If you predict that you'll sell a hundred thousand copies of a 300€ netbook but only fifty thousand copies of a 400€ netbook, and your development costs are fifty million, you can work out the profit per copy required for each price point: 50€ for the cheaper netbook, 100€ for the more expensive netbook. You can then get the parts cost by deducting profit from the price: 250€ parts cost for the 300€ netbook, 300€ for the 400€ netbook. So adding fifty euros to the parts cost brought the sales price up a hundred euros.

Further, as the demand curve is sigmoid, sales of a slightly more expensive 500€ netbook might be only linearly worse than a 400€ netbook, so you could put in 75€ worth of extra parts and go for the low-end luxury segment. And, given the choice between the commodity and luxury ends of a linear segment of the demand curve, you want to go for the luxury end, as it makes your brand more prestigious, allowing you to spend less money on marketing.

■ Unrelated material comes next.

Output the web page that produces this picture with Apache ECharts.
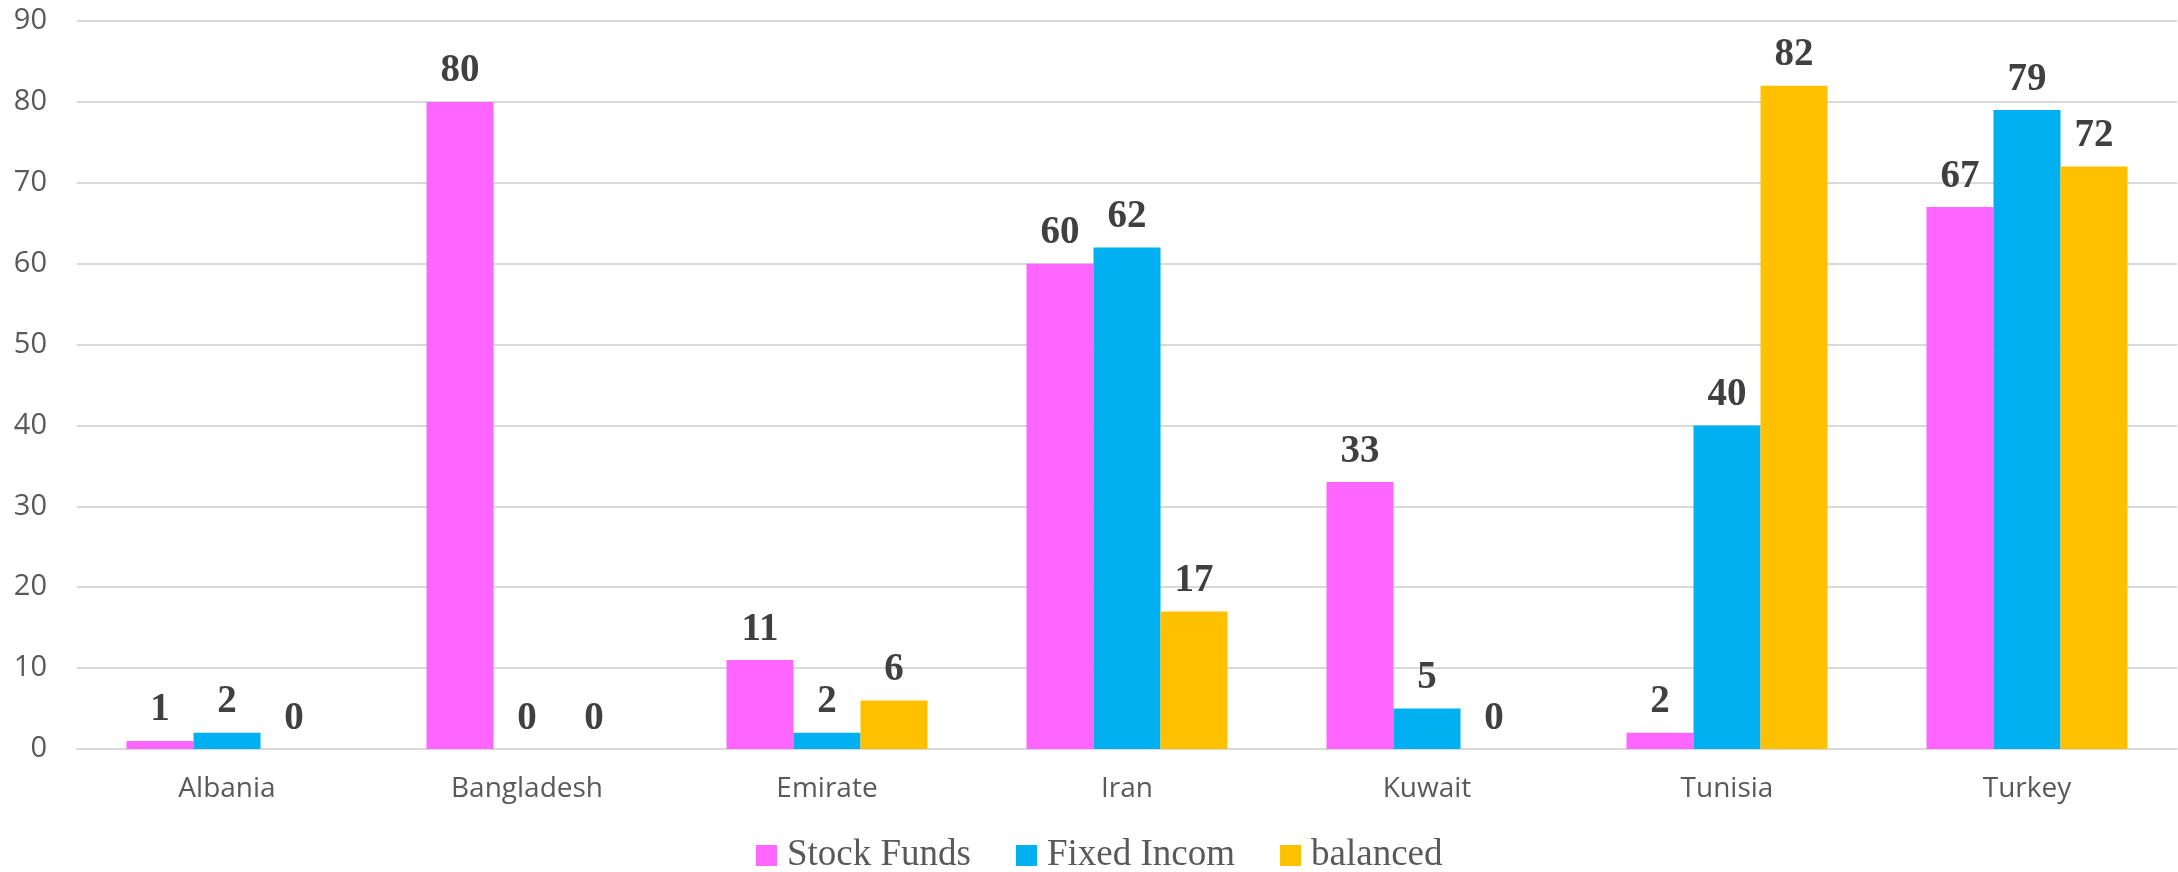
<!DOCTYPE html>
<html>
<head>
<meta charset="utf-8">
<script src="https://cdn.jsdelivr.net/npm/echarts@6/dist/echarts.min.js"></script>
<style>
html,body{margin:0;padding:0;background:#fff;}
#chart{width:2178px;height:872px;}
</style>
</head>
<body>
<div id="chart"></div>
<script>
const categories = ['Albania', 'Bangladesh', 'Emirate', 'Iran', 'Kuwait', 'Tunisia', 'Turkey'];
const stockFunds = [1, 80, 11, 60, 33, 2, 67];
const fixedIncom = [2, 0, 2, 62, 5, 40, 79];
const balanced = [0, 0, 6, 17, 0, 82, 72];
const seriesNames = ['Stock Funds', 'Fixed Incom', 'balanced'];
const seriesColors = ['#FF66FF', '#00B0F0', '#FFC000'];

const chart = echarts.init(document.getElementById('chart'), null, {renderer: 'canvas'});
const labelStyle = {
  show: true,
  position: 'top',
  distance: 11,
  fontFamily: 'Liberation Serif',
  fontWeight: 'bold',
  fontSize: 39,
  color: '#404040'
};
const seriesData = [stockFunds, fixedIncom, balanced];
chart.setOption({
  animation: false,
  backgroundColor: '#ffffff',
  grid: {left: 77, right: 1, top: 21, bottom: 123, containLabel: false},
  legend: {
    data: seriesNames,
    left: 756,
    top: 837,
    padding: 0,
    itemWidth: 21,
    itemHeight: 21,
    itemGap: 45,
    icon: 'rect',
    textStyle: {
      fontFamily: 'Liberation Serif',
      fontSize: 37,
      color: '#595959',
      padding: [0, 0, 0, 5]
    }
  },
  xAxis: {
    type: 'category',
    data: categories,
    axisLine: {show: true, lineStyle: {color: '#D9D9D9', width: 2}},
    axisTick: {show: false},
    axisLabel: {fontFamily: 'Open Sans', fontSize: 28, color: '#595959', margin: 26}
  },
  yAxis: {
    type: 'value',
    min: 0,
    max: 90,
    interval: 10,
    axisLine: {show: false},
    axisTick: {show: false},
    splitLine: {lineStyle: {color: '#D9D9D9', width: 2}},
    axisLabel: {fontFamily: 'Open Sans', fontSize: 29, color: '#595959', margin: 30}
  },
  series: seriesNames.map((name, i) => ({
    name: name,
    type: 'bar',
    data: seriesData[i],
    barGap: '0%',
    barCategoryGap: '33%',
    itemStyle: {color: seriesColors[i]},
    label: labelStyle
  }))
});
</script>
</body>
</html>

My working hypothesis on the cause of the massive netbook price hike is that the parts cost rose by around fifty euros, bunting it from the exponential part of the demand curve into a linear segment, leading netbook manufacturers to start marketing netbooks as luxury items instead of commodity items. 

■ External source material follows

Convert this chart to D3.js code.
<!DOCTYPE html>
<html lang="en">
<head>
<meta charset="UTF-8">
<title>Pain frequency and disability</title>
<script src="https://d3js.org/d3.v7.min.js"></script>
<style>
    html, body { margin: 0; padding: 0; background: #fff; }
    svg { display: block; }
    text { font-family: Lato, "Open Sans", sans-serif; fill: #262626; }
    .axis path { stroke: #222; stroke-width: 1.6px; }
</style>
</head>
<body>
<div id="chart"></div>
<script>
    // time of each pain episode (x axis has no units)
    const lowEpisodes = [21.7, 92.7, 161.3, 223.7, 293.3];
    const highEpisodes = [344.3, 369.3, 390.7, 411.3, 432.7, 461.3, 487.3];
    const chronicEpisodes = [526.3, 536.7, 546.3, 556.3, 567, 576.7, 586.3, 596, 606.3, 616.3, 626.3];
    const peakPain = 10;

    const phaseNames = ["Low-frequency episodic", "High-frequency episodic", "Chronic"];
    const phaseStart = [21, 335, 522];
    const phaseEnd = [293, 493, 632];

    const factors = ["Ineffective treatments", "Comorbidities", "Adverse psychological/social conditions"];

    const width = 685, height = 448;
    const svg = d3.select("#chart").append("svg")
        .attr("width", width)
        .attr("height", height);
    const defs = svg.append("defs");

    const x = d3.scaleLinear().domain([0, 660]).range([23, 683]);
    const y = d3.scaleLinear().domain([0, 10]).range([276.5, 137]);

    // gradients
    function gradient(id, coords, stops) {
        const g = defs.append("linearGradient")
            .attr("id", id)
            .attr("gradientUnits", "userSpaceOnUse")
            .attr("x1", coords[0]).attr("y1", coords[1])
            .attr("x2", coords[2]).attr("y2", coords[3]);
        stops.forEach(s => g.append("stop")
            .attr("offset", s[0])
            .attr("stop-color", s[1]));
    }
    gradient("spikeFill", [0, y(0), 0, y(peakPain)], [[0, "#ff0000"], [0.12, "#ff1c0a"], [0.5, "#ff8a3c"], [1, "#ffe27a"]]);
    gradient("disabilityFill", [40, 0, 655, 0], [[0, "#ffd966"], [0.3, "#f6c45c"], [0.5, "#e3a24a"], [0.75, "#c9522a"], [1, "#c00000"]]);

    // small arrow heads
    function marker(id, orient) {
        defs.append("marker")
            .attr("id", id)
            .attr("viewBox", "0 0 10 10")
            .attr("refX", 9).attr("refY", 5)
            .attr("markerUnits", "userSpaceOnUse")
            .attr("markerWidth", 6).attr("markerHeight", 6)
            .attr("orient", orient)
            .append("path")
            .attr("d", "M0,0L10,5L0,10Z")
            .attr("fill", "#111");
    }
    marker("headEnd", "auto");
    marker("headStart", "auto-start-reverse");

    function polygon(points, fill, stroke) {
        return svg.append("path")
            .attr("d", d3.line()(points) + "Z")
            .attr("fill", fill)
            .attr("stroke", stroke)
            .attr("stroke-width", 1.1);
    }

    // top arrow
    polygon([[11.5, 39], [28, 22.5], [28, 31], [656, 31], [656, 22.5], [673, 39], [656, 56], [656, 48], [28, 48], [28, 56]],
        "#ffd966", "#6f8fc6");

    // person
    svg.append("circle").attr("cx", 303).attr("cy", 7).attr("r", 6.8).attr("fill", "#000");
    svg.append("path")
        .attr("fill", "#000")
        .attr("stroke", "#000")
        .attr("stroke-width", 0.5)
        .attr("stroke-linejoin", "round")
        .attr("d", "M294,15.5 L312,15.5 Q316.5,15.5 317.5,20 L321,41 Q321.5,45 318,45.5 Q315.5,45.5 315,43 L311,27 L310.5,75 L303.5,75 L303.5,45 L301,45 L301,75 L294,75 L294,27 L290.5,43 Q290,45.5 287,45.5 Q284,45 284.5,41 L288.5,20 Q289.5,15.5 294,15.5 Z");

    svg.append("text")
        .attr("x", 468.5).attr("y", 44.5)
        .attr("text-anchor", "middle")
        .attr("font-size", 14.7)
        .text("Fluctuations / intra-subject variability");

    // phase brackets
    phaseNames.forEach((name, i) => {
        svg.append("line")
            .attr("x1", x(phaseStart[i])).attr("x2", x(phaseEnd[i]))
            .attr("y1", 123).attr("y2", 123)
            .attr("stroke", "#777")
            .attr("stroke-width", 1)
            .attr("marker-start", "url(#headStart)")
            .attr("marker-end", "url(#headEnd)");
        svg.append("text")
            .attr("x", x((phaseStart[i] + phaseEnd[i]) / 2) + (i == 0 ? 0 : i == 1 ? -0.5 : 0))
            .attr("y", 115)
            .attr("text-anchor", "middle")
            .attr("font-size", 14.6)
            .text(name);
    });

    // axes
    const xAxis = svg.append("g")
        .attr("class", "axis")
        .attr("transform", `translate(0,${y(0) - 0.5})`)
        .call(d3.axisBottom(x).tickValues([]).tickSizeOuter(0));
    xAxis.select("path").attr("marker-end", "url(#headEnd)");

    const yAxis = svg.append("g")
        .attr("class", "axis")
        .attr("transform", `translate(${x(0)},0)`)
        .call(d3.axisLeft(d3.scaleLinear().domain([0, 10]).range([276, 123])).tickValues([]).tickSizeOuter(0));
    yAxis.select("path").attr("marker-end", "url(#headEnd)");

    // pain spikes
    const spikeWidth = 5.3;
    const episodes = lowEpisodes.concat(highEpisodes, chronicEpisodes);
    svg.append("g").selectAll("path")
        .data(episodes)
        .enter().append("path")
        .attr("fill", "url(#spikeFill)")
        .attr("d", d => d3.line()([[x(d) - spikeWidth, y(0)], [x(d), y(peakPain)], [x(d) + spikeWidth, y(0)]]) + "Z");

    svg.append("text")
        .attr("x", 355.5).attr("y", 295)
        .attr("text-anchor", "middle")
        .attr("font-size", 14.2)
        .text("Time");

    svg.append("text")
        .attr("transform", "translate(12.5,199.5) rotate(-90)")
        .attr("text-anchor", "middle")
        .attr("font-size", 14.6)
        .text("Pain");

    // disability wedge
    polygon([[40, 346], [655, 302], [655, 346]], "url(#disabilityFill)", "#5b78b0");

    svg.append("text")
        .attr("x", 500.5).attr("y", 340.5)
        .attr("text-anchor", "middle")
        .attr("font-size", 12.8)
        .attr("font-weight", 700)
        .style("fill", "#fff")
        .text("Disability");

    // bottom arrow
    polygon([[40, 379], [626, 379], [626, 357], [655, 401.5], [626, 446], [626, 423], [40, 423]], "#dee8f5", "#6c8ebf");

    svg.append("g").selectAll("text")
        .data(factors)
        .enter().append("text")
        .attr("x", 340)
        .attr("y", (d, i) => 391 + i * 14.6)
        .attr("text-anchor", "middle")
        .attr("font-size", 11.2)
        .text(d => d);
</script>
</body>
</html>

The basic hardware of netbooks has been fixed by Intel and their bundling policy, where it's cheaper to buy a CPU with the bundled substandard integrated graphics chipset, than only the CPU, making third-party chipsets unable to compete on price. The two major new parts added to netbooks since their introduction are an expensive large hard disk and the similarly expensive installation of Windows software, which probably account for the increase in parts cost.  

The resulting price increase then drove manufacturers to position the netbook as a luxury item. And as luxury items are very much driven by differentiation, but the fixed hardware platform does not allow for differentiation through faster processing speeds or bigger displays, manufacturers were required to differentiate on the basis of battery life and industrial design.    

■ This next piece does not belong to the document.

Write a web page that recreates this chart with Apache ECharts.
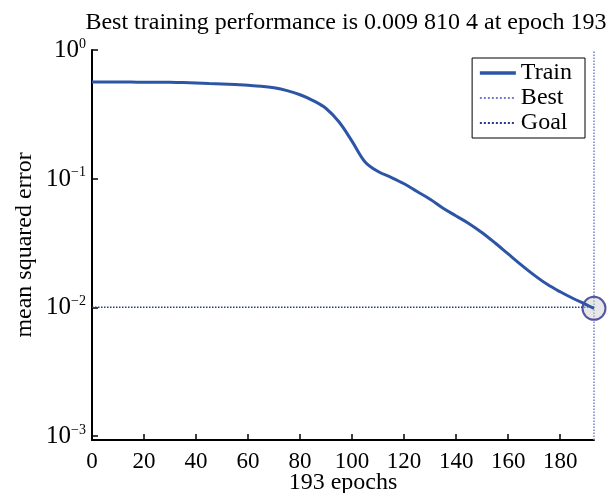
<!DOCTYPE html>
<html>
<head>
<meta charset="utf-8">
<script src="https://cdn.jsdelivr.net/npm/echarts@6/dist/echarts.min.js"></script>
<style>html,body{margin:0;padding:0;background:#fff;}#c{width:607px;height:493px;}</style>
</head>
<body>
<div id="c"></div>
<script>
const epochs = [0,5,10,15,20,25,30,35,40,45,50,55,60,65,70,75,80,85,90,95,100,105,110,115,120,125,130,135,140,145,150,155,160,165,170,175,180,185,190,193];
const mse = [0.5636,0.5636,0.5636,0.5630,0.5623,0.5617,0.5610,0.5585,0.5546,0.5495,0.5445,0.5383,0.5321,0.5236,0.5082,0.4831,0.4487,0.4046,0.3508,0.2754,0.1950,0.1349,0.1135,0.1023,0.0912,0.0794,0.0692,0.0589,0.0513,0.0447,0.0380,0.0316,0.0260,0.0214,0.0178,0.0151,0.0132,0.0117,0.0105,0.0098];
const bestEpoch = 193;
const bestPerf = 0.0098104;
const goal = 0.01;
const xTicks = [0,20,40,60,80,100,120,140,160,180];
const yTicks = [0.001,0.01,0.1,1];
const yMin = 0.00093, yMax = 1;
const titleText = 'Best training performance is 0.009 810 4 at epoch 193';
const xName = '193 epochs';
const yName = 'mean squared error';
const legendNames = ['Train','Best','Goal'];

const font = 'Liberation Serif';
const chart = echarts.init(document.getElementById('c'));
chart.setOption({
  animation: false,
  title: {
    text: titleText, left: 341, top: 6, textAlign: 'center',
    textStyle: {fontFamily: font, fontSize: 24, fontWeight: 'normal', color: '#000'}
  },
  legend: {
    data: [{name: legendNames[0], lineStyle: {width: 3.5}}, legendNames[1], legendNames[2]],
    orient: 'vertical', right: 22, top: 58,
    borderColor: '#000', borderWidth: 1, padding: [3, 13, 3, 6],
    itemWidth: 36, itemHeight: 14, itemGap: 1, itemTextGap: 6,
    itemStyle: {opacity: 0},
    textStyle: {fontFamily: font, fontSize: 24, color: '#000', lineHeight: 24}
  },
  grid: {left: 92, right: 13, top: 50, bottom: 53, containLabel: false, outerBoundsMode: 'none'},
  xAxis: {
    type: 'value', min: 0, max: bestEpoch,
    name: xName, nameLocation: 'middle', nameGap: 31, nameMoveOverlap: false,
    nameTextStyle: {fontFamily: font, fontSize: 24, color: '#000'},
    axisLine: {show: true, lineStyle: {color: '#000', width: 2}},
    axisTick: {show: true, inside: true, length: 6, customValues: xTicks, lineStyle: {color: '#000', width: 1.5}},
    axisLabel: {customValues: xTicks, margin: 10, fontFamily: font, fontSize: 23, color: '#000'},
    splitLine: {show: false}
  },
  yAxis: {
    type: 'log', min: yMin, max: yMax, logBase: 10,
    name: yName, nameLocation: 'middle', nameGap: 55, nameMoveOverlap: false,
    nameTextStyle: {fontFamily: font, fontSize: 24, color: '#000'},
    axisLine: {show: true, lineStyle: {color: '#000', width: 2}},
    axisTick: {show: true, inside: true, length: 6, customValues: yTicks, lineStyle: {color: '#000', width: 1.5}},
    axisLabel: {
      customValues: yTicks, margin: 6,
      formatter: function (v) {
        const e = Math.round(Math.log10(v));
        return '{b|10}{s|' + (e < 0 ? '\u2212' + (-e) : e) + '}';
      },
      rich: {
        b: {fontFamily: font, fontSize: 25, color: '#000', lineHeight: 26, verticalAlign: 'bottom'},
        s: {fontFamily: font, fontSize: 14, color: '#000', verticalAlign: 'top', lineHeight: 14}
      }
    },
    splitLine: {show: false}
  },
  series: [
    {
      name: 'Train', type: 'line', smooth: 0.35, showSymbol: false, symbol: 'none', z: 4,
      data: epochs.map((e, i) => [e, mse[i]]),
      lineStyle: {color: '#2d55a6', width: 3}, itemStyle: {color: '#2d55a6'}
    },
    {
      name: 'Best', type: 'line', symbol: 'none', clip: false, z: 2,
      data: [[bestEpoch, yMin], [bestEpoch, yMax]],
      lineStyle: {color: '#7480cc', width: 1.5, type: 'dotted'}, itemStyle: {color: '#7480cc'}
    },
    {
      name: 'Goal', type: 'line', symbol: 'none', clip: false, z: 2,
      data: [[0, goal], [bestEpoch, goal]],
      lineStyle: {color: '#2c3a86', width: 1.5, type: 'dotted'}, itemStyle: {color: '#2c3a86'}
    },
    {
      name: 'bestPoint', type: 'scatter', clip: false, z: 3,
      data: [[bestEpoch, bestPerf]], symbolSize: 23,
      itemStyle: {color: 'rgba(205,205,205,0.6)', borderColor: '#2e2f8e', borderWidth: 2}
    }
  ]
});
</script>
</body>
</html>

In conclusion, low-cost commodity software and storage made the original 300€ commodity netbook a working proposition in the marketplace. Replacing the commodity parts with more expensive variants necessitated a disproportionate price hike and repositioning of the netbook as a luxury item, though the amount luxury you can derive from the slow CPU chained to substandard integrated graphics is debatable. 

2009-08-03

EU court rules 11-word snippets can violate copyright


Eleven words, eleven words.. yes.
Let's see.

/usr/share/dict/words has 98569 words. That to the eleventh is 8533827430813090265537515496031670135739632890386559769 different 11-word sentences. Each 11-word sentence takes 17 * 11 bits = 187 bits.

Which gives us a keyspace size of 2*10^44 terabytes. A bit too much.

But if we manage to reduce the freedom of degrees in the sentence through grammatic modeling and some other magic of data mining, while reducing our vocabulary to common words... Let's say 5 free words from reduced vocabulary of 1024.

1024^5 = 1125899906842624 different sentences. Each sentence now weighs 10 * 11 = 110 bits.

So, 15.5 petabytes for the keyspace size.

Assuming that we can generate this stuff as fast as the I/O system allows, we can imagine buying some machine time off the Amazon cloud to bruteforce it. If one machine can manage 50 MB/s write, and we use a cluster of a 1000 machines, the total combined write speed will be 50 GB/s. For a total time of 310000 seconds, or 86 hours, at the cost of 1000*0.1e/h.

Giving us the cost for plausible total copyright control over the English language:
8611 euros for computing time and 1.25 million euros for the 15,500 1TB hard disks to store the resulting document.

(Well, you can compress the document to less than a kilobyte by writing a program that generates every 50-bit number, but what is the legal power of that?)